I’m in the process of breaking a long-standing pattern of over-functioning. I can’t believe it’s taken me five decades of life to identify and do something about this issue!
There are under-functioners and over-functioners.
Underfunctioning people are overly dependent on others.
At times under-functioners are unemployed or underemployed, etc. Even if they are employed they lean on their partner and others for things they should be doing themselves.
Under-functioners may have difficulty making decisions. They count on others in their life to handle basic tasks that are their responsibility. They typically need validation.
Overfunctioning people do things for others that they were never meant to do.

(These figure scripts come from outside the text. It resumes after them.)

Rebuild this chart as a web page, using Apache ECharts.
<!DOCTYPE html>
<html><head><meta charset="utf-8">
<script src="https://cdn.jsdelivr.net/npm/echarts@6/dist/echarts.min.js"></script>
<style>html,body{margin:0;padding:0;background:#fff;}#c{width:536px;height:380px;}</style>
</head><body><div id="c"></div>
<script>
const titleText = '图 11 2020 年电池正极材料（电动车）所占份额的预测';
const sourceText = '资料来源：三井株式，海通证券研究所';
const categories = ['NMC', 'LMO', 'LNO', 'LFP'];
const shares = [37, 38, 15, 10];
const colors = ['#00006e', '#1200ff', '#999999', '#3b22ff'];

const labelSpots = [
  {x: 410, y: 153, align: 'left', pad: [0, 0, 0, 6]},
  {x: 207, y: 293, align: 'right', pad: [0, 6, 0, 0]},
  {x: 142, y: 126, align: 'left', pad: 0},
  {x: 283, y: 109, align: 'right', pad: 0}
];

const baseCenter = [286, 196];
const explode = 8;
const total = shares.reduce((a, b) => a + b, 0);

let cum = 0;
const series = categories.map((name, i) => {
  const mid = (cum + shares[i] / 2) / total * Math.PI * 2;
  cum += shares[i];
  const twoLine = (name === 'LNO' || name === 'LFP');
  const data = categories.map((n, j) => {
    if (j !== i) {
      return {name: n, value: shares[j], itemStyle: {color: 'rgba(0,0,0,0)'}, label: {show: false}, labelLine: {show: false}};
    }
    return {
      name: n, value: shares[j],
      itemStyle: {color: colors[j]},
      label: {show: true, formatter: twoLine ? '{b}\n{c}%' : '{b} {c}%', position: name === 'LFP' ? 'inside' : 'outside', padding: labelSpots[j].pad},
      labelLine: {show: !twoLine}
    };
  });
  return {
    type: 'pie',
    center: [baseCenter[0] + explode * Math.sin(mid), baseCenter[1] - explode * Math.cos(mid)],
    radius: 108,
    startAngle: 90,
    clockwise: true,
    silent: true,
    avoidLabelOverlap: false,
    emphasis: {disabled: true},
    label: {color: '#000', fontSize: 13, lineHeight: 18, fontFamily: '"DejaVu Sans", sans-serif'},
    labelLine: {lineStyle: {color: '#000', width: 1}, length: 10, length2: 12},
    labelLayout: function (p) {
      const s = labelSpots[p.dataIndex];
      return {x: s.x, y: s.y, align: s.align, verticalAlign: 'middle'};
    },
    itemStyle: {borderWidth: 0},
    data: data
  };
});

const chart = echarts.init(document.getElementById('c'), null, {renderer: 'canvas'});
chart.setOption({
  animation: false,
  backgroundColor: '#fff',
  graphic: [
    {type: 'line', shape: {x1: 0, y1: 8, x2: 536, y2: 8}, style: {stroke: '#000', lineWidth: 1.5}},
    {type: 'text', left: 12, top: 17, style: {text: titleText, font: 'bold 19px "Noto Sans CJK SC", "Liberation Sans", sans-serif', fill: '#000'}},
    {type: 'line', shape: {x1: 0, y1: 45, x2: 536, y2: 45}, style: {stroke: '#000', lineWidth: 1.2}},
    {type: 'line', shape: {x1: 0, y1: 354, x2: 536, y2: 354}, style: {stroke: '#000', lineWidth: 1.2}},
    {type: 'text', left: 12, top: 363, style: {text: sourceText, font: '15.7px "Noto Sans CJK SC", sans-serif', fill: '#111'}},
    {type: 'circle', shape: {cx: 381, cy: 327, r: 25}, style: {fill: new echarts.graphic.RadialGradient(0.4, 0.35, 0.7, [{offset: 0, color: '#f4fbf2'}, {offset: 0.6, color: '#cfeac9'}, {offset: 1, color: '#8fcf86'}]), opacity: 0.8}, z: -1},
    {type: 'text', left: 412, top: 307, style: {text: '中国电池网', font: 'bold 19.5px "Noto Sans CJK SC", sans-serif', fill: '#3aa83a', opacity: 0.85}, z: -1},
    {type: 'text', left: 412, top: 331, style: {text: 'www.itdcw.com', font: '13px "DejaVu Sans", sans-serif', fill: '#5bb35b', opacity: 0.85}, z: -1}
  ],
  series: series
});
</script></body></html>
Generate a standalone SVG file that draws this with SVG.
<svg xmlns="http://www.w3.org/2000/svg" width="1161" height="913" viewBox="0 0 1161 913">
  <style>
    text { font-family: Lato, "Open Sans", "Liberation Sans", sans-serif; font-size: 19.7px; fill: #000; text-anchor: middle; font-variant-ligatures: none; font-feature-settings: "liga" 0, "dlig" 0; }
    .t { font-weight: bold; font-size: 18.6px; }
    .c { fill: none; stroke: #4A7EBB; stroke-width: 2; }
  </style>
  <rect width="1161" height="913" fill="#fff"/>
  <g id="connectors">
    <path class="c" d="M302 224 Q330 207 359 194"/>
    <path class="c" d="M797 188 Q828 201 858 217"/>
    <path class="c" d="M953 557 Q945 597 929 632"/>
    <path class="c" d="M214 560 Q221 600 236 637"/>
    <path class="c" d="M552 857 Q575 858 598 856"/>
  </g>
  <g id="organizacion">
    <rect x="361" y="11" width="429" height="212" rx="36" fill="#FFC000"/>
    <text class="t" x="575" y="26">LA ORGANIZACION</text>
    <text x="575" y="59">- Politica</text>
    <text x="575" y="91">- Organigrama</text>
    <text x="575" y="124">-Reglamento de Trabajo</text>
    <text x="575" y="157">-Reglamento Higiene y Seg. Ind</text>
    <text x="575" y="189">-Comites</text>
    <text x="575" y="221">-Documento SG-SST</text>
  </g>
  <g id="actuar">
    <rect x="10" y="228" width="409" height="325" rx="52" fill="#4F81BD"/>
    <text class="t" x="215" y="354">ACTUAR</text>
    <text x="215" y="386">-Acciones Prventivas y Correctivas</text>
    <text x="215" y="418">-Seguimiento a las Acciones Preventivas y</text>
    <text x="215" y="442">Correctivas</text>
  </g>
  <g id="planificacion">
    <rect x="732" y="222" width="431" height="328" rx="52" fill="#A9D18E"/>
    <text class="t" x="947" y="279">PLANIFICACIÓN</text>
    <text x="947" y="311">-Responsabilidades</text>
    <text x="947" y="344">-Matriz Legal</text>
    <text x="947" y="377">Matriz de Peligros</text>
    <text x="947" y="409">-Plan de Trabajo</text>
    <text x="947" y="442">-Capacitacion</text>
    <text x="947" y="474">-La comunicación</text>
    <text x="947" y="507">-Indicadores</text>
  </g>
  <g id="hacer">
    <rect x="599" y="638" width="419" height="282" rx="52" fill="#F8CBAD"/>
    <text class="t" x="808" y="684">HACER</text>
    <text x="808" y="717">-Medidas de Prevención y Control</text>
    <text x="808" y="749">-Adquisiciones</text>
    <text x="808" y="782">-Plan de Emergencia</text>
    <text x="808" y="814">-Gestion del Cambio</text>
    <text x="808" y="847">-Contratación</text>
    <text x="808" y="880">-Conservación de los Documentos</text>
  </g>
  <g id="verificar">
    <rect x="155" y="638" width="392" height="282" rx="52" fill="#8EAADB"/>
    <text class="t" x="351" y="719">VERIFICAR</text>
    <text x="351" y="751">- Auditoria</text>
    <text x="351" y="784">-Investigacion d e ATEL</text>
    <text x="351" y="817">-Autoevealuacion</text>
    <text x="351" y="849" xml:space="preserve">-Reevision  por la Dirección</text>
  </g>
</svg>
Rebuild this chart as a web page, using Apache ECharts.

Overfunctioning people are extremely responsible and reliable. Often these people were given too much responsibility as children and may have even been pressured into “parenting” their own parents, in a support role (as a confidant or caretaker, etc.) from a young age, instead of being allowed to just be children. Overfunctioners have a hard time seeing people around them struggle. They can’t stand seeing things “fall through the cracks.” They will scramble to pull things together even if they become exhausted or burned out doing it. They don’t want anyone they love to fail or hurt. So they feel as if they have to step up to solve their problems, encourage them, motivate them, organize for them, and generally “save the day” whenever they need it. When it comes to work around the house, or even within other settings such as work or church, they often feel as if it’s better to just do a task themselves rather than trust someone else to do it as well or as efficiently.
The bottom line is:
We overfunction when we do for others what they can do for themselves.
Some people live a life of over-functioning and don’t even realize it. Some of the subtle ways we do it include:
- Finishing people’s sentences
- Debating someone’s version of events
- Giving people constant reminders
- Warning people about another person’s mood
- Saying, “If I don’t do it, it’s just not gonna happen!”
- Taking steps to keep others from having to experience consequences
One day I just hit a wall when it came to overfunctioning. I don’t remember when that day was. It wasn’t like it was a day of colossal meltdown or tragedy of some regard. I just know that at some point in the past few years, I said to myself, “I’m not doing this anymore. I’m stripping myself of over-functioning and letting the chips fall where they may.”
Maybe it’s just that I’m too exhausted to do it anymore, I don’t know. I do know this…
Overfunctioning will eventually leave you in a depleted state!
As women leaders and especially those of us who are pastors’ wives, we are prone to over-function. A lot of this is unfortunately bred by the culture we have been raised in especially those of us in my generation (Generation X) and older. We were taught that we were to notice anything slipping through the cracks and pick up the slack. I have often preached that “God won’t give you strength for unordained tasks.” I believe that and yet for most of the years of our ministry, I believed that anything Larry needed was ordained simply because he was my husband. I do not believe that anymore. And I believe many pastor’s wives are literally killing themselves with this way of thinking.
I am STILL undoing years of bad teaching and false expectations, shedding this from my life. And I am still healing from years of behaving in such a way that I thought it was my job to save Larry or save the church. Only one person came to do that and it’s Jesus.
So what does this look like in my everyday life? Here are some practical examples:
My young adult daughter is going to be taking a road trip and I was worried sick at first that she would make it safely to her destination and back without her car breaking down. The old me would have gone online and tried to buy her a plane ticket, and insisted she fly instead of drive. The new me that is breaking free of over-functioning honored the fact that she wanted this to be a road trip and not a flight, and I avoided trying to change her mind or in some way manage the trip for her safety. If her car breaks down, she will be able to figure out how to manage that experience.
The old me went around and tried to smooth things over with people when I felt my husband may have offended someone. For example, Larry banters and jokes in a way I do not. He may say something to a member of the congregation in jest, but they may not realize he’s joking. I used to quickly follow up with a gentle, “Now Molly, you do realize pastor is joking…right?” But I don’t do that anymore. If Molly doesn’t know he’s joking and Molly gets mad, I let Molly be mad, and I allow Larry to feel the consequences of Molly’s madness, and leave it to him to solve on his own. No matter what occurs, even if Molly is so mad she wants to burn down the world, I remain silent and allow Larry to solve it, or I watch Molly burn down the world.
One of the main reasons I overfunctioned for years was because I thought it was mean not to.
I believed that loving people over-functioned. I didn’t know it had a term “overfunctioning” — I just thought it was love.
I was wrong.
Back then, I felt like if I really cared, I would overfunction.
Truth be told because I care– I now don’t!
Over-functioning is actually a lack of care for others because it prevents them from growing.
The sooner an over-functioner stops making a move to save the day all the time, the sooner the other person will be able to take responsibility and become who and what God ordained them to be.